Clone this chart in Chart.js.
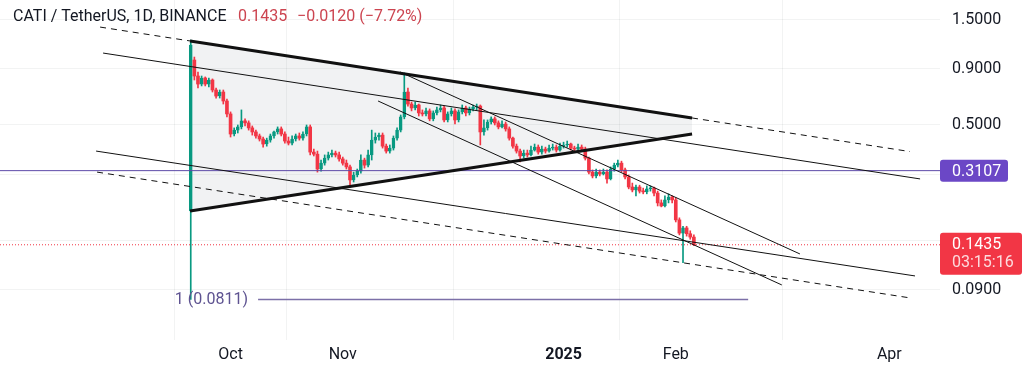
<!DOCTYPE html>
<html>
<head>
<meta charset="utf-8">
<script src="https://cdn.jsdelivr.net/npm/chart.js@4.4.1/dist/chart.umd.min.js"></script>
<style>
  html, body { margin: 0; padding: 0; background: #fff; }
  #wrap { width: 1024px; height: 368px; }
</style>
</head>
<body>
<div id="wrap"><canvas id="myChart" width="1024" height="368"></canvas></div>
<script>
// CATI / TetherUS daily candles, first one is the listing day (Sep 20 2024)
// x values are days counted from Oct 1 2024
const firstDay = -11;

const opens = [
  0.204, 0.984, 0.833, 0.766, 0.816, 0.766, 0.799, 0.720, 0.676, 0.705, 0.642,
  0.561, 0.455, 0.474, 0.490, 0.522, 0.511, 0.485, 0.465, 0.446, 0.432,
  0.410, 0.427, 0.446, 0.465, 0.480, 0.455, 0.423, 0.414, 0.432, 0.446,
  0.436, 0.455, 0.490, 0.377, 0.369, 0.316, 0.336, 0.354, 0.366, 0.373,
  0.366, 0.351, 0.336, 0.323, 0.282, 0.297, 0.309, 0.347, 0.329, 0.366,
  0.427, 0.441, 0.450, 0.401, 0.381, 0.393, 0.436, 0.474, 0.544, 0.705,
  0.622, 0.597, 0.616, 0.567, 0.561, 0.579, 0.533, 0.567, 0.585, 0.597,
  0.527, 0.561, 0.579, 0.527, 0.573, 0.597, 0.567, 0.591, 0.603, 0.609,
  0.465, 0.485, 0.516, 0.533, 0.511, 0.490, 0.505, 0.480, 0.436, 0.401,
  0.381, 0.362, 0.373, 0.366, 0.385, 0.397, 0.377, 0.389, 0.381, 0.393,
  0.397, 0.385, 0.401, 0.406, 0.410, 0.393, 0.389, 0.397, 0.389, 0.354,
  0.306, 0.294, 0.306, 0.300, 0.306, 0.285, 0.316, 0.329, 0.336, 0.313,
  0.291, 0.262, 0.254, 0.262, 0.251, 0.249, 0.257, 0.259, 0.246, 0.222,
  0.215, 0.229, 0.236, 0.229, 0.186, 0.162, 0.171, 0.161, 0.1555
];
const highs = [
  1.212, 1.015, 0.868, 0.833, 0.825, 0.816, 0.808, 0.735, 0.720, 0.720, 0.655,
  0.573, 0.485, 0.500, 0.585, 0.533, 0.522, 0.495, 0.474, 0.455, 0.441,
  0.436, 0.455, 0.469, 0.490, 0.490, 0.465, 0.441, 0.446, 0.455, 0.460,
  0.465, 0.500, 0.500, 0.389, 0.381, 0.347, 0.366, 0.377, 0.385, 0.381,
  0.377, 0.358, 0.347, 0.329, 0.306, 0.316, 0.366, 0.354, 0.385, 0.474,
  0.460, 0.460, 0.460, 0.410, 0.406, 0.446, 0.485, 0.555, 0.860, 0.735,
  0.635, 0.635, 0.622, 0.585, 0.597, 0.591, 0.579, 0.603, 0.616, 0.609,
  0.573, 0.597, 0.591, 0.585, 0.616, 0.609, 0.603, 0.616, 0.622, 0.616,
  0.527, 0.527, 0.544, 0.544, 0.522, 0.522, 0.516, 0.490, 0.441, 0.410,
  0.389, 0.385, 0.385, 0.401, 0.410, 0.406, 0.401, 0.397, 0.406, 0.410,
  0.406, 0.414, 0.418, 0.423, 0.414, 0.401, 0.410, 0.406, 0.397, 0.358,
  0.313, 0.316, 0.313, 0.316, 0.313, 0.323, 0.336, 0.347, 0.343, 0.319,
  0.297, 0.273, 0.267, 0.267, 0.259, 0.265, 0.265, 0.262, 0.251, 0.229,
  0.239, 0.244, 0.239, 0.234, 0.190, 0.174, 0.174, 0.166, 0.159
];
const lows = [
  0.0811, 0.799, 0.735, 0.751, 0.751, 0.743, 0.705, 0.662, 0.662, 0.622, 0.544,
  0.441, 0.446, 0.460, 0.480, 0.495, 0.474, 0.450, 0.436, 0.423, 0.397,
  0.401, 0.418, 0.436, 0.455, 0.446, 0.414, 0.406, 0.406, 0.423, 0.427,
  0.427, 0.446, 0.366, 0.362, 0.306, 0.309, 0.329, 0.347, 0.358, 0.358,
  0.343, 0.329, 0.316, 0.262, 0.276, 0.291, 0.303, 0.319, 0.323, 0.347,
  0.414, 0.427, 0.393, 0.373, 0.373, 0.385, 0.427, 0.465, 0.533, 0.609,
  0.579, 0.585, 0.549, 0.549, 0.549, 0.522, 0.522, 0.555, 0.573, 0.516,
  0.516, 0.549, 0.505, 0.516, 0.561, 0.549, 0.555, 0.579, 0.585, 0.406,
  0.450, 0.474, 0.505, 0.500, 0.480, 0.485, 0.469, 0.427, 0.393, 0.373,
  0.340, 0.354, 0.358, 0.362, 0.381, 0.369, 0.369, 0.373, 0.377, 0.385,
  0.377, 0.381, 0.393, 0.397, 0.385, 0.381, 0.385, 0.381, 0.347, 0.300,
  0.288, 0.288, 0.294, 0.297, 0.273, 0.282, 0.309, 0.323, 0.306, 0.285,
  0.257, 0.249, 0.239, 0.246, 0.244, 0.244, 0.251, 0.239, 0.215, 0.213,
  0.213, 0.222, 0.222, 0.182, 0.159, 0.119, 0.157, 0.152, 0.142
];
const closes = [
  1.150, 0.833, 0.766, 0.816, 0.766, 0.799, 0.720, 0.676, 0.705, 0.642, 0.561,
  0.455, 0.474, 0.490, 0.522, 0.511, 0.485, 0.465, 0.446, 0.432, 0.410,
  0.427, 0.446, 0.465, 0.480, 0.455, 0.423, 0.414, 0.432, 0.446, 0.436,
  0.455, 0.490, 0.377, 0.369, 0.316, 0.336, 0.354, 0.366, 0.373, 0.366,
  0.351, 0.336, 0.323, 0.282, 0.297, 0.309, 0.347, 0.329, 0.366, 0.427,
  0.441, 0.450, 0.401, 0.381, 0.393, 0.436, 0.474, 0.544, 0.705, 0.622,
  0.597, 0.616, 0.567, 0.561, 0.579, 0.533, 0.567, 0.585, 0.597, 0.527,
  0.561, 0.579, 0.527, 0.573, 0.597, 0.567, 0.591, 0.603, 0.609, 0.465,
  0.485, 0.516, 0.533, 0.511, 0.490, 0.505, 0.480, 0.436, 0.401, 0.381,
  0.362, 0.373, 0.366, 0.385, 0.397, 0.377, 0.389, 0.381, 0.393, 0.397,
  0.385, 0.401, 0.406, 0.410, 0.393, 0.389, 0.397, 0.389, 0.354, 0.306,
  0.294, 0.306, 0.300, 0.306, 0.285, 0.316, 0.329, 0.336, 0.313, 0.291,
  0.262, 0.254, 0.262, 0.251, 0.249, 0.257, 0.259, 0.246, 0.222, 0.215,
  0.229, 0.236, 0.229, 0.186, 0.162, 0.171, 0.161, 0.1555, 0.1435
];

// axis ticks
const tickDays = [0, 31, 92, 123, 182];
const tickLabels = ["Oct", "Nov", "2025", "Feb", "Apr"];
const priceTicks = [1.5, 0.9, 0.5, 0.3, 0.15, 0.09];
const hiddenPriceTicks = [0.3, 0.15];

// drawings, [day, price]
const topLeftDash = [[-36.05, 1.387], [-11.19, 1.2]];
const topSolid = [[-11.19, 1.2], [127.5, 0.538]];
const topRightDash = [[127.5, 0.538], [187.7, 0.379]];
const bottomSolid = [[-11.19, 0.204], [127.5, 0.455]];
const bottomDash = [[-36.88, 0.306], [187.7, 0.0825]];
const thinLineA = [[-35.22, 1.058], [190.5, 0.285]];
const thinLineB = [[-37.15, 0.381], [189.1, 0.1037]];
const channelTop = [[46.8, 0.869], [157.3, 0.1304]];
const channelBottom = [[40.75, 0.642], [152.3, 0.0944]];

const markedPrice = 0.3107;
const lastPrice = 0.1435;
const lastChange = "\u22120.0120 (\u22127.72%)";
const countdown = "03:15:16";
const fibLevel = 0.0811;
const fibSpan = [7.6, 143.0];

const xMin = -63.7, xMax = 196.0;
const yMin = 0.0532, yMax = 1.839;

const upColor = "#089981";
const downColor = "#f23645";
const ink = "#131722";
const gridColor = "rgba(42,46,57,0.06)";

const days = closes.map((_, i) => firstDay + i);
const isUp = (i) => closes[i] >= opens[i];

const toPts = (arr) => arr.map(([x, y]) => ({ x, y }));
const drawing = (arr, extra) => ({
  type: "line",
  data: toPts(arr),
  borderColor: "#111",
  borderWidth: 1,
  pointRadius: 0,
  fill: false,
  order: 1,
  ...extra,
});

const overlay = {
  id: "overlay",
  afterDraw(chart) {
    const { ctx } = chart;
    const y = chart.scales.y;
    ctx.save();
    ctx.font = "16px Roboto";
    ctx.textBaseline = "middle";
    ctx.textAlign = "left";

    // header
    ctx.fillStyle = ink;
    ctx.fillText("CATI / TetherUS, 1D, BINANCE", 13, 17);
    ctx.fillStyle = "#cc4450";
    ctx.fillText(lastPrice.toFixed(4), 238, 17);
    ctx.fillText(lastChange, 297, 17);

    // fib label
    ctx.fillStyle = "#5e5391";
    ctx.textAlign = "right";
    ctx.fillText("1 (" + fibLevel + ")", 248, y.getPixelForValue(fibLevel));

    // price labels on the axis
    ctx.textAlign = "left";
    const ym = y.getPixelForValue(markedPrice);
    ctx.fillStyle = "#6b47c6";
    ctx.beginPath();
    ctx.roundRect(940, ym - 11, 68, 22, 3);
    ctx.fill();
    ctx.fillStyle = "#fff";
    ctx.fillText(markedPrice.toFixed(4), 952, ym + 1);

    const yl = y.getPixelForValue(lastPrice);
    ctx.fillStyle = downColor;
    ctx.beginPath();
    ctx.roundRect(940, yl - 12, 82, 42, 3);
    ctx.fill();
    ctx.fillStyle = "#fff";
    ctx.fillText(lastPrice.toFixed(4), 952, yl);
    ctx.fillStyle = "rgba(255,255,255,0.82)";
    ctx.fillText(countdown, 952, yl + 18);
    ctx.restore();
  },
};

const config = {
  type: "bar",
  data: {
    datasets: [
      // shaded triangle: top edge filled down to the next dataset
      drawing(topSolid, {
        borderWidth: 3,
        fill: "+1",
        backgroundColor: "rgba(120,123,134,0.1)",
      }),
      drawing(bottomSolid, { borderWidth: 3 }),
      drawing(topLeftDash, { borderDash: [6, 5] }),
      drawing(topRightDash, { borderDash: [6, 5] }),
      drawing(bottomDash, { borderDash: [6, 5] }),
      drawing(thinLineA),
      drawing(thinLineB),
      drawing(channelTop),
      drawing(channelBottom),
      drawing([[xMin, markedPrice], [xMax, markedPrice]], { borderColor: "#5d4aa8" }),
      drawing([[xMin, lastPrice], [xMax, lastPrice]], {
        borderColor: downColor,
        borderDash: [1, 2],
      }),
      drawing([[fibSpan[0], fibLevel], [fibSpan[1], fibLevel]], {
        borderColor: "#7c70a8",
        borderWidth: 1.5,
      }),
      // wicks
      {
        data: days.map((d, i) => ({ x: d, y: [lows[i], highs[i]] })),
        backgroundColor: (c) => (isUp(c.dataIndex) ? upColor : downColor),
        barThickness: 1,
        grouped: false,
        order: 5,
      },
      // bodies (up candles hollow)
      {
        data: days.map((d, i) => ({ x: d, y: [opens[i], closes[i]] })),
        backgroundColor: (c) => (isUp(c.dataIndex) ? "rgba(255,255,255,0)" : downColor),
        borderColor: (c) => (isUp(c.dataIndex) ? upColor : downColor),
        borderWidth: (c) => (isUp(c.dataIndex) ? 1 : 0),
        borderSkipped: false,
        barThickness: 3,
        minBarLength: 1,
        grouped: false,
        order: 4,
      },
    ],
  },
  options: {
    responsive: false,
    animation: false,
    devicePixelRatio: 1,
    layout: { padding: 0 },
    plugins: {
      legend: { display: false },
      tooltip: { enabled: false },
      filler: { drawTime: "beforeDatasetsDraw" },
    },
    scales: {
      x: {
        type: "linear",
        min: xMin,
        max: xMax,
        offset: false,
        afterBuildTicks: (axis) => {
          axis.ticks = tickDays.map((v) => ({ value: v }));
        },
        afterFit: (axis) => {
          axis.height = 28;
          axis.paddingLeft = 0;
          axis.paddingRight = 0;
        },
        ticks: {
          autoSkip: false,
          maxRotation: 0,
          padding: 5,
          color: ink,
          font: (c) => ({
            family: "Roboto",
            size: 16,
            weight: c.tick && c.tick.value === 92 ? "bold" : "normal",
          }),
          callback: (v) => tickLabels[tickDays.indexOf(v)],
        },
        grid: {
          color: (c) =>
            c.tick && tickDays.includes(c.tick.value) ? gridColor : "rgba(0,0,0,0)",
          drawTicks: false,
        },
        border: { display: false },
      },
      y: {
        type: "logarithmic",
        position: "right",
        min: yMin,
        max: yMax,
        afterBuildTicks: (axis) => {
          axis.ticks = priceTicks.map((v) => ({ value: v }));
        },
        afterFit: (axis) => {
          axis.width = 84;
          axis.paddingTop = 0;
          axis.paddingBottom = 0;
        },
        ticks: {
          padding: 12,
          color: ink,
          font: { family: "Roboto", size: 16 },
          callback: (v) => (hiddenPriceTicks.includes(v) ? "" : v.toFixed(4)),
        },
        grid: { color: gridColor, drawTicks: false },
        border: { display: false },
      },
    },
  },
  plugins: [overlay],
};

const myChart = new Chart(document.getElementById("myChart"), config);
</script>
</body>
</html>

************

WHAT IS REQUIRED>
Would you reproduce the lines above, from the very first through the line containing "const firstDay = -11;", exactly and without the pictures?

EXERCISE RESULT>
Clone this chart in Chart.js.
<!DOCTYPE html>
<html>
<head>
<meta charset="utf-8">
<script src="https://cdn.jsdelivr.net/npm/chart.js@4.4.1/dist/chart.umd.min.js"></script>
<style>
  html, body { margin: 0; padding: 0; background: #fff; }
  #wrap { width: 1024px; height: 368px; }
</style>
</head>
<body>
<div id="wrap"><canvas id="myChart" width="1024" height="368"></canvas></div>
<script>
// CATI / TetherUS daily candles, first one is the listing day (Sep 20 2024)
// x values are days counted from Oct 1 2024
const firstDay = -11;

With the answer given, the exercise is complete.